What does disjoint mean?

Disjoint sets mean that they have no elements in common.

easy u have $3\cdot4=12$ and done

Lionking212 wrote: easy u have $3\cdot4=12$ and done What if $3,4$ are in the same set while $12$ is in the other?

Oh i didn’t see that.

Assume the contrary that there exist a way to partition that doesn't satisfy the condition. Let the two disjoint sets be $A,B$. WLOG, let $3\in A$. $3\cdot 3=9$, so $9\in B$ $9\cdot 9=81$, so $81\in A$ $3\cdot 81=243$, so $243\in B$ $9\cdot 27=243$, so $27\in A$ But $3\cdot 27=81$, a contradiction.

Quidditch wrote: Assume the contrary that there exist a way to partition that doesn't satisfy the condition. Let the two disjoint sets be $A,B$. WLOG, let $3\in A$. $3\cdot 3=9$, so $9\in B$ $9\cdot 9=81$, so $81\in A$ $3\cdot 81=243$, so $243\in B$ $9\cdot 27=243$, so $27\in A$ But $3\cdot 27=81$, a contradiction. I thought $a,b,c$ aren't pairwise distinct.

jasperE3 wrote: Quidditch wrote: Assume the contrary that there exist a way to partition that doesn't satisfy the condition. Let the two disjoint sets be $A,B$. WLOG, let $3\in A$. $3\cdot 3=9$, so $9\in B$ $9\cdot 9=81$, so $81\in A$ $3\cdot 81=243$, so $243\in B$ $9\cdot 27=243$, so $27\in A$ But $3\cdot 27=81$, a contradiction. I thought $a,b,c$ aren't pairwise distinct. Sorry, I don’t quite understand what you’re trying to say…

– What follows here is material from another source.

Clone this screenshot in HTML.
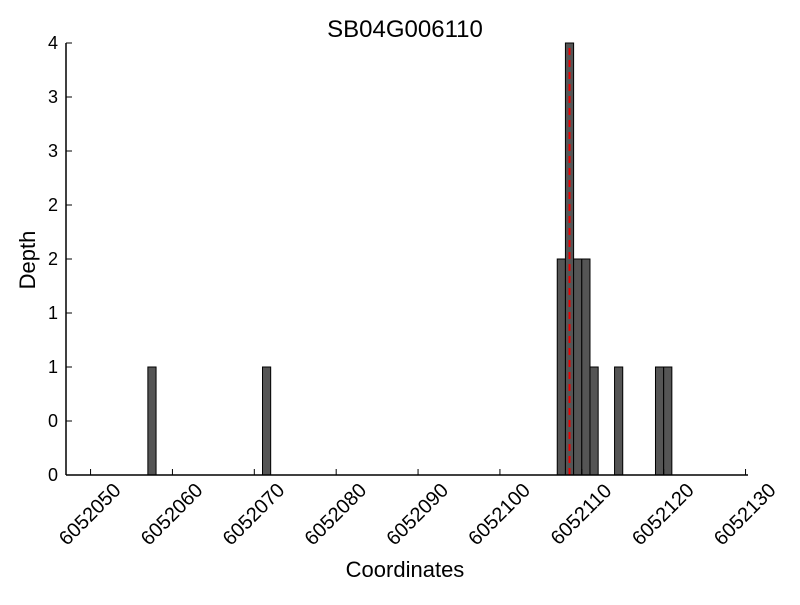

Let's assume we partitioned the numbers into two disjoint set $A$ and $B$. For the sake of contradiction, we assume that the given condition is false. WLOG, $3 \in A$. Hence, $3^2 \not \in A \implies 3^2 \in B$. So, $3^2 \times 3^2 = 3^4 \not \in B \implies 3^4 \in A$. So, $3^5 \not \in A$. So, $3^5 \in B$. $3^3$ is not in any of the sets as we assumed the given condition is false. So, contradiction.